On the second day here the Indian president arrived in town and the town was strange as soldiers with machine guns mixing with Buddhist monks, now that is polar opposites if ever I saw it. My friends where laughing at some of my conspiracy theories, so I showed them the film at www.zeitgeistmovie.com and their jaws dropped ...I think much of their belief systems floated away in just a couple of hours....heheh...the laughter stopped and turned into questions heheh.
Kim lived in china for a year and learned advanced tai chi - watching her do the 24 forms with a stick as a sword is amazing to see, we have a big courtyard on the first floor/roof which looks over the big Buddhist temple and the ashrams vegetation.
Kim, agi and I where offered to go to a school opening 2 hours away and to speak at the ceremony - we agreed but did not know what it entailed. We got there and where treated like international delegates, we each where introduced and given flowers. We made a speech about
India, our home countries and education, it was really good. Bihar is the poorest state in India so a new school which houses poor kids is a big thing, the runner of our ashram is a pretty famous bloke in India doing much good, the dalai lama has spoken of him before.
The next few days entailed sitting in the gardens of the Buddhist temple reading and picnicking (whilst listening to Tibetan monks chanting mantras) and melting into day-to-day life in Bodh Gaya.
I also did a 3-day fast to clear out the system. It felt good as the 50 or so orphans do not eat too much and I felt bad gorging at the restaurant then returning to them.
One day I got my hair cut for 50p and the guy (he looked 15, but I have realised all Indian men either look 15 or 80) gave me a massage afterwards, he cracked my neck both ways and my ears, my neck has never felt so good, I am going back just for the neck yank.
we also went to a chips party on a roof run by a french and belgium guy, there
was a fire and good ppl. booze in india is pretty scarce but no problem.
we did a surprise pizza party for the kids too, idont think they ever had pizza and they had to be taught how to eat pizza. they loved it.
Also I learned lots about many things helping the children at the ashram.
I think some of India looks at poverty as a business, this is a shame. I will donate not a penny to the ashram (as I know from a German girl who has been here 3 months that they don’t spend much on the kids), I instead i will buy the kids loads of fruit, pizza and soap :-)

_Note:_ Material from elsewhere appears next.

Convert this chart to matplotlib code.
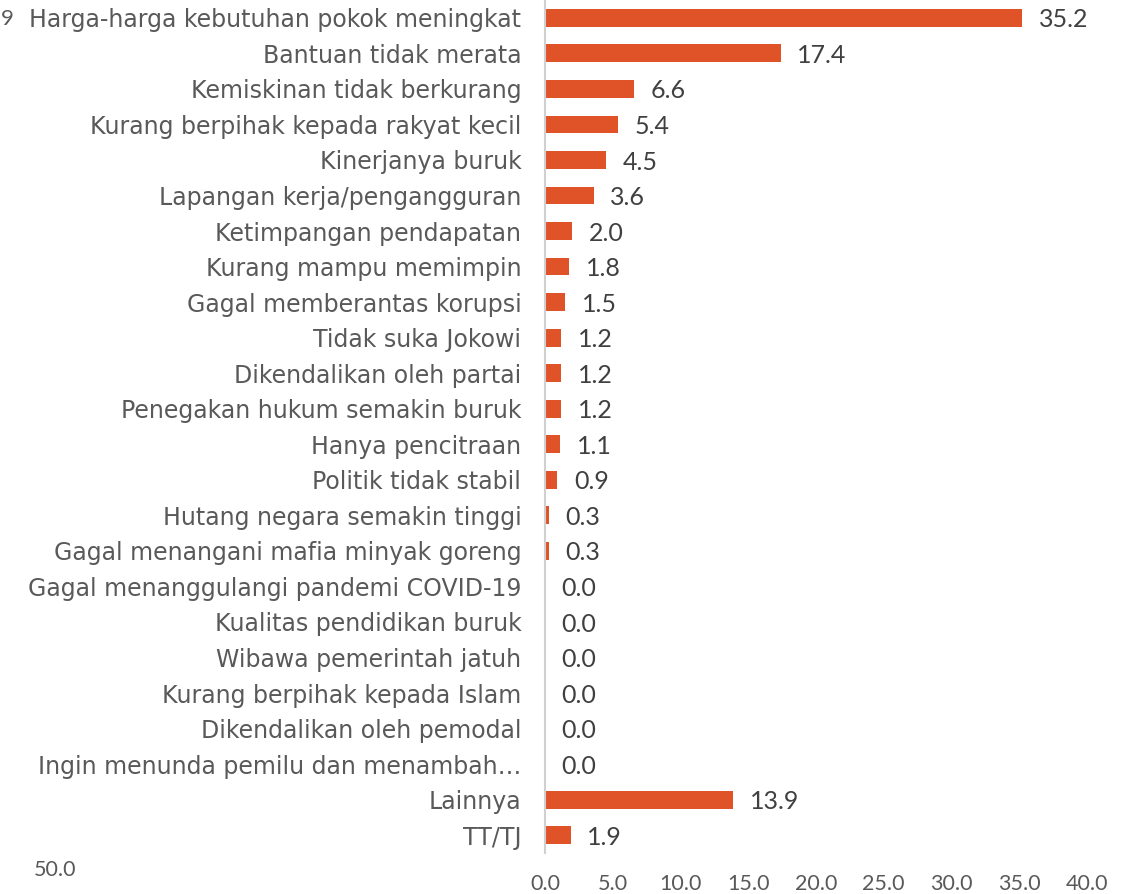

Right I am off to Nepal next, a whole new country. Kathmandu does nothing for me so I am off to pokhara ...I found this from someone and this enticed me;
"Imagine a perfect, snow-capped mountain buffeted by icy Himalayan winds. Imagine a millpond calm lake reflecting the snowy peaks. Now imagine a village on the shore, thronged by travellers and reverberating to the sound of 'Om Mani Padme Hum' wafting from shops selling prayer flags, carpets, masks, singing bowls
and CDs of Buddhist mantras. That's Pokhara."
hmm....just found out the border is closed as an election coming up and militants kicking off so not sure how to get there yet.